Organizer(s) : Herve Dole (IAS), Simona Mei (GEPI)
The growth of the first dark matter halos into the first massive structures largely happens at z>2-4, when massive elliptical galaxies were forming, while baryons were filling these structures and strongly interacting with the forming galaxy populations. Understanding galaxy formation in the distant Universe is crucially connected to the study of the earliest ’forming’ clusters. High redshift galaxy clusters (z>1.5, thereafter high-z clusters) are very sensitive tracers of large-scale structure formation and evolution processes and can help understanding some of the most striking problems in today’s cosmology and extragalactic astrophysics.
1- From the point of view of cosmology and dark matter haloes, high-z clusters may yield information on non- Gaussianities of primordial fluctuations, and can challenge the Λ Cold Dark Matter (ΛCDM) model; In particular, they may help answering the tricky question of the formation of the first dark matter haloes. Finally, clusters at lower and high-redshift have baryonic processes at play not understood and limiting the accuracy in the use of clusters scaling relations for constraining cosmological parameters.

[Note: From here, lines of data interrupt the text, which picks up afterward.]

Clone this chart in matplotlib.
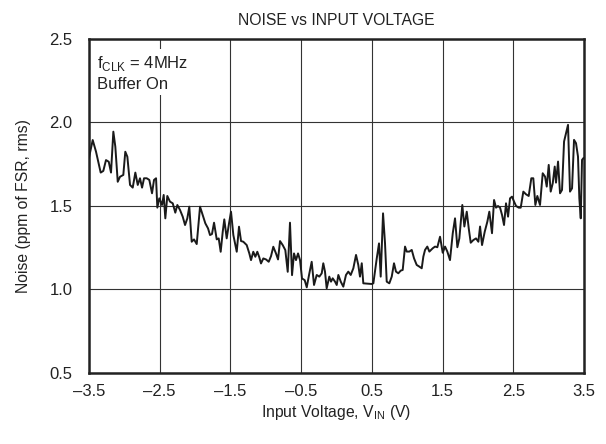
import matplotlib
matplotlib.use("Agg")
import matplotlib.pyplot as plt

plt.rcParams['font.family'] = ['Liberation Sans', 'DejaVu Sans']

# noise vs input voltage
vin = [
    -3.500, -3.448, -3.401, -3.335, -3.298, -3.260, -3.221, -3.189, -3.156, -3.128,
    -3.094, -3.062, -3.015, -2.987, -2.958, -2.920, -2.882, -2.845, -2.811, -2.779,
    -2.750, -2.722, -2.684, -2.647, -2.609, -2.581, -2.552, -2.534, -2.506, -2.468,
    -2.444, -2.421, -2.393, -2.355, -2.316, -2.280, -2.251, -2.213, -2.175, -2.142,
    -2.110, -2.082, -2.048, -2.015, -1.977, -1.930, -1.892, -1.855, -1.817, -1.789,
    -1.761, -1.732, -1.694, -1.666, -1.638, -1.609, -1.587, -1.553, -1.520, -1.492,
    -1.459, -1.411, -1.379, -1.350, -1.318, -1.270, -1.233, -1.209, -1.177, -1.148,
    -1.120, -1.092, -1.068, -1.035, -0.997, -0.959, -0.926, -0.894, -0.856, -0.827,
    -0.799, -0.761, -0.724, -0.690, -0.658, -0.629, -0.601, -0.573, -0.544, -0.516,
    -0.488, -0.450, -0.421, -0.389, -0.351, -0.318, -0.280, -0.243, -0.209, -0.187,
    -0.163, -0.139, -0.102, -0.078, -0.054, -0.021, 0.003, 0.026, 0.060, 0.096,
    0.134, 0.167, 0.201, 0.238, 0.276, 0.308, 0.332, 0.357, 0.379, 0.498,
    0.521, 0.569, 0.601, 0.625, 0.658, 0.686, 0.710, 0.747, 0.781, 0.813,
    0.841, 0.874, 0.908, 0.936, 0.969, 0.993, 1.030, 1.064, 1.096, 1.134,
    1.171, 1.205, 1.228, 1.252, 1.284, 1.313, 1.361, 1.393, 1.426, 1.464,
    1.502, 1.535, 1.567, 1.605, 1.644, 1.676, 1.709, 1.737, 1.779, 1.808,
    1.842, 1.870, 1.898, 1.935, 1.973, 2.006, 2.030, 2.058, 2.096, 2.133,
    2.161, 2.199, 2.228, 2.256, 2.284, 2.313, 2.341, 2.369, 2.397, 2.426,
    2.454, 2.482, 2.511, 2.539, 2.577, 2.605, 2.642, 2.680, 2.718, 2.755,
    2.783, 2.812, 2.840, 2.878, 2.916, 2.949, 2.973, 3.001, 3.029, 3.058,
    3.086, 3.104, 3.133, 3.161, 3.189, 3.218, 3.246, 3.274, 3.302, 3.331,
    3.359, 3.387, 3.415, 3.434, 3.454, 3.472, 3.491,
]
noise = [
    1.790, 1.895, 1.825, 1.700, 1.710, 1.775, 1.765, 1.700, 1.945, 1.855,
    1.645, 1.675, 1.686, 1.825, 1.795, 1.626, 1.610, 1.700, 1.626, 1.666,
    1.610, 1.666, 1.666, 1.656, 1.576, 1.656, 1.666, 1.490, 1.546, 1.506,
    1.566, 1.426, 1.560, 1.526, 1.516, 1.460, 1.506, 1.476, 1.436, 1.386,
    1.426, 1.496, 1.286, 1.300, 1.272, 1.496, 1.446, 1.396, 1.366, 1.326,
    1.332, 1.400, 1.300, 1.306, 1.226, 1.346, 1.420, 1.306, 1.396, 1.466,
    1.326, 1.226, 1.376, 1.290, 1.286, 1.266, 1.216, 1.176, 1.226, 1.196,
    1.226, 1.193, 1.156, 1.186, 1.180, 1.166, 1.200, 1.256, 1.216, 1.180,
    1.290, 1.266, 1.236, 1.106, 1.400, 1.086, 1.216, 1.176, 1.216, 1.176,
    1.066, 1.056, 1.013, 1.086, 1.166, 1.027, 1.087, 1.077, 1.097, 1.157,
    1.107, 1.007, 1.077, 1.047, 1.067, 1.047, 1.027, 1.087, 1.047, 1.017,
    1.087, 1.107, 1.087, 1.127, 1.207, 1.147, 1.077, 1.157, 1.037, 1.033,
    1.037, 1.186, 1.276, 1.077, 1.456, 1.276, 1.047, 1.037, 1.077, 1.157,
    1.107, 1.097, 1.113, 1.117, 1.257, 1.227, 1.227, 1.237, 1.187, 1.147,
    1.137, 1.127, 1.197, 1.237, 1.257, 1.227, 1.247, 1.257, 1.253, 1.316,
    1.220, 1.257, 1.227, 1.176, 1.337, 1.426, 1.253, 1.306, 1.506, 1.377,
    1.466, 1.366, 1.280, 1.296, 1.306, 1.286, 1.377, 1.266, 1.346, 1.406,
    1.466, 1.337, 1.536, 1.490, 1.500, 1.490, 1.446, 1.386, 1.516, 1.436,
    1.546, 1.556, 1.526, 1.500, 1.490, 1.490, 1.586, 1.570, 1.560, 1.666,
    1.666, 1.506, 1.560, 1.506, 1.696, 1.676, 1.616, 1.746, 1.586, 1.636,
    1.736, 1.640, 1.766, 1.576, 1.596, 1.886, 1.936, 1.986, 1.586, 1.606,
    1.896, 1.876, 1.796, 1.546, 1.426, 1.776, 1.786,
]

xticks = [-3.5, -2.5, -1.5, -0.5, 0.5, 1.5, 2.5, 3.5]
yticks = [0.5, 1.0, 1.5, 2.0, 2.5]

fig = plt.figure(figsize=(6.06, 4.44), dpi=100)
ax = fig.add_axes([0.1469, 0.1599, 0.8168, 0.7523])

ax.plot(vin, noise, color='#1a1a1a', lw=1.4, zorder=3)

ax.set_xlim(-3.5, 3.5)
ax.set_ylim(0.5, 2.5)
ax.set_xticks(xticks)
ax.set_yticks(yticks)
ax.set_xticklabels([f"{t:.1f}".replace('-', '\u2013') for t in xticks])
ax.set_yticklabels([f"{t:.1f}" for t in yticks])
ax.tick_params(axis='both', length=0, labelsize=12, colors='#222222')
ax.tick_params(axis='x', pad=8)
ax.tick_params(axis='y', pad=12)

ax.grid(True, color='#333333', lw=0.8)
ax.set_axisbelow(True)
for s in ax.spines.values():
    s.set_linewidth(1.8)
    s.set_color('#222222')

ax.set_title('NOISE vs INPUT VOLTAGE', fontsize=11.3, pad=10, color='#222222')
ax.set_xlabel('Input Voltage, V$_{\\mathregular{IN}}$ (V)', fontsize=11.3,
              labelpad=3, color='#222222')
ax.set_ylabel('Noise (ppm of FSR, rms)', fontsize=11.3, labelpad=13,
              color='#222222')

ax.text(-3.39, 2.41, 'f$_{\\mathregular{CLK}}$ = 4MHz\nBuffer On', fontsize=12,
        va='top', ha='left', linespacing=1.35, color='#222222',
        bbox=dict(facecolor='white', edgecolor='none', pad=2), zorder=4)

fig.savefig('out.png', dpi=100)
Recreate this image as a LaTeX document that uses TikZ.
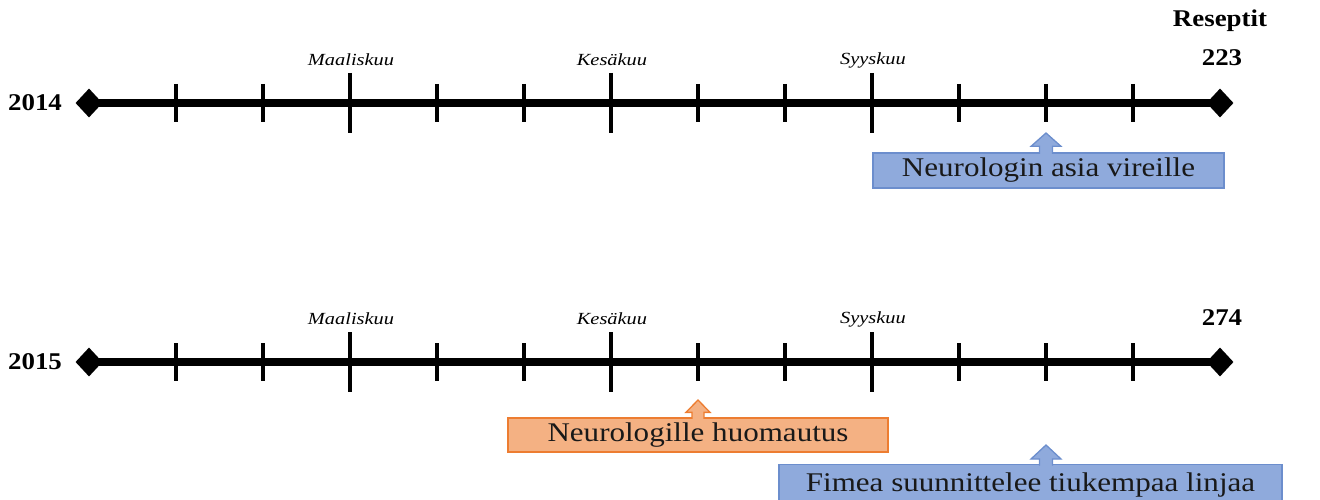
\documentclass[tikz,border=0pt]{standalone}
\usepackage{fontspec}
\setmainfont{Liberation Serif}
\newfontfamily\boxfont[FakeStretch=1.15]{Liberation Serif}
\newfontfamily\labelfont[FakeStretch=1.12]{Liberation Serif Bold}
\newfontfamily\monthfont[FakeStretch=1.2]{Liberation Serif Italic}
\usetikzlibrary{shapes.geometric}

\definecolor{calblue}{RGB}{143,170,220}
\definecolor{caledgeblue}{RGB}{108,142,205}
\definecolor{calorange}{RGB}{244,177,131}
\definecolor{caledgeorange}{RGB}{237,125,49}

\tikzset{
  axisline/.style={line width=8pt},
  tickmark/.style={line width=3.6pt},
  endpoint/.style={diamond, fill=black, inner sep=0pt, minimum width=27pt, minimum height=29pt},
  yearlabel/.style={font=\labelfont\fontsize{24}{27}\selectfont, inner sep=0pt},
  monthlabel/.style={font=\monthfont\fontsize{17}{19}\selectfont, inner sep=0pt},
  eventbox/.style={draw=#1, line width=1.3pt, inner sep=0pt, font=\boxfont\fontsize{27}{30}\selectfont, text=black!90},
  callout/.style={draw=#1, line width=1.3pt, line join=miter},
}

\begin{document}
\begin{tikzpicture}[x=1pt, y=-1pt]
\useasboundingbox (0,0) rectangle (1320,500);
\clip (0,0) rectangle (1320,500);

% ---- 2014 ----
\node[endpoint] (a0) at (89,103) {};
\node[endpoint] (a13) at (1220,103) {};
\draw[axisline] (a0.center) -- (a13.center);
\foreach \k in {1,...,12} {
  \coordinate (a\k) at ({89+87*\k},103);
}
\foreach \k in {1,2,4,5,7,8,10,11,12}
  \draw[tickmark] ([yshift=19pt]a\k) -- ([yshift=-19pt]a\k);
\foreach \k in {3,6,9}
  \draw[tickmark] ([yshift=30pt]a\k) -- ([yshift=-30pt]a\k);

\node[yearlabel] (y14) at (35,103) {2014};
\node[yearlabel] (res) at (1220,21) {Reseptit};
\node[yearlabel] (n14) at (1222,58) {223};
\node[monthlabel] (m14a) at (351,60) {Maaliskuu};
\node[monthlabel] (m14b) at (612,60) {Kesäkuu};
\node[monthlabel] (m14c) at (873,60) {Syyskuu};

\node[eventbox=caledgeblue, fill=calblue, minimum width=351pt, minimum height=35pt]
  (e1) at (1048.5,170.5) {Neurologin asia vireille};
% up-arrow callout: shaft from the box top, head pointing at the tick
\filldraw[fill=calblue, callout=caledgeblue]
  ([xshift=-6.5pt, yshift=-1.5pt]a11 |- e1.north) -- ([xshift=-6.5pt, yshift=6pt]a11 |- e1.north)
  -- ([xshift=-15pt, yshift=6pt]a11 |- e1.north) -- (a11 |- 0,133)
  -- ([xshift=15pt, yshift=6pt]a11 |- e1.north) -- ([xshift=6.5pt, yshift=6pt]a11 |- e1.north)
  -- ([xshift=6.5pt, yshift=-1.5pt]a11 |- e1.north);

% ---- 2015 ----
\node[endpoint] (b0) at (89,362) {};
\node[endpoint] (b13) at (1220,362) {};
\draw[axisline] (b0.center) -- (b13.center);
\foreach \k in {1,...,12} {
  \coordinate (b\k) at ({89+87*\k},362);
}
\foreach \k in {1,2,4,5,7,8,10,11,12}
  \draw[tickmark] ([yshift=19pt]b\k) -- ([yshift=-19pt]b\k);
\foreach \k in {3,6,9}
  \draw[tickmark] ([yshift=30pt]b\k) -- ([yshift=-30pt]b\k);

\node[yearlabel] (y15) at (35,362) {2015};
\node[yearlabel] (n15) at (1222,318) {274};
\node[monthlabel] (m15a) at (351,319) {Maaliskuu};
\node[monthlabel] (m15b) at (612,319) {Kesäkuu};
\node[monthlabel] (m15c) at (873,319) {Syyskuu};

\node[eventbox=caledgeorange, fill=calorange, minimum width=380pt, minimum height=34pt]
  (e2) at (698,435) {Neurologille huomautus};
\filldraw[fill=calorange, callout=caledgeorange]
  ([xshift=-6pt, yshift=-1.5pt]b7 |- e2.north) -- ([xshift=-6pt, yshift=5pt]b7 |- e2.north)
  -- ([xshift=-12pt, yshift=5pt]b7 |- e2.north) -- (b7 |- 0,400)
  -- ([xshift=12pt, yshift=5pt]b7 |- e2.north) -- ([xshift=6pt, yshift=5pt]b7 |- e2.north)
  -- ([xshift=6pt, yshift=-1.5pt]b7 |- e2.north);

\node[eventbox=caledgeblue, fill=calblue, minimum width=503pt, minimum height=40pt, anchor=north]
  (e3) at (1030.5,464) {Fimea suunnittelee tiukempaa linjaa};
\filldraw[fill=calblue, callout=caledgeblue]
  ([xshift=-6.5pt, yshift=-1.5pt]b11 |- e3.north) -- ([xshift=-6.5pt, yshift=5pt]b11 |- e3.north)
  -- ([xshift=-15pt, yshift=5pt]b11 |- e3.north) -- (b11 |- 0,445)
  -- ([xshift=15pt, yshift=5pt]b11 |- e3.north) -- ([xshift=6.5pt, yshift=5pt]b11 |- e3.north)
  -- ([xshift=6.5pt, yshift=-1.5pt]b11 |- e3.north);
\end{tikzpicture}
\end{document}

2- From the standpoint of galaxy formation and evolution, studying massive dark matter halos may provide a wealth of observational constraints on the kinematics and evolutionary history of galaxies in massive galaxy clusters. Key questions are: what is the fate of the baryons in these early structures ? What drives the star-formation efficiency and morphological transformations ?
3- From the astrophysical processes point of view, a key question deals with the interplay of the gas. It accounts for most baryons, but many processes like pre-heating and energy injection impact the Mass Function and have implications at larger scales. In particular: how feedback affects galaxy activity of star formation vs AGN ? What is the fate of the gas ?
The search for high-z clusters and their detailed physical study can address these questions, and is a new, rapidly evolving and highly competitive field. This workshop aims at 1) providing a state-of-the art statement of current research; 2) favoring discussions, exchanges and possibly new collaborations; 3) identify key directions for future studies.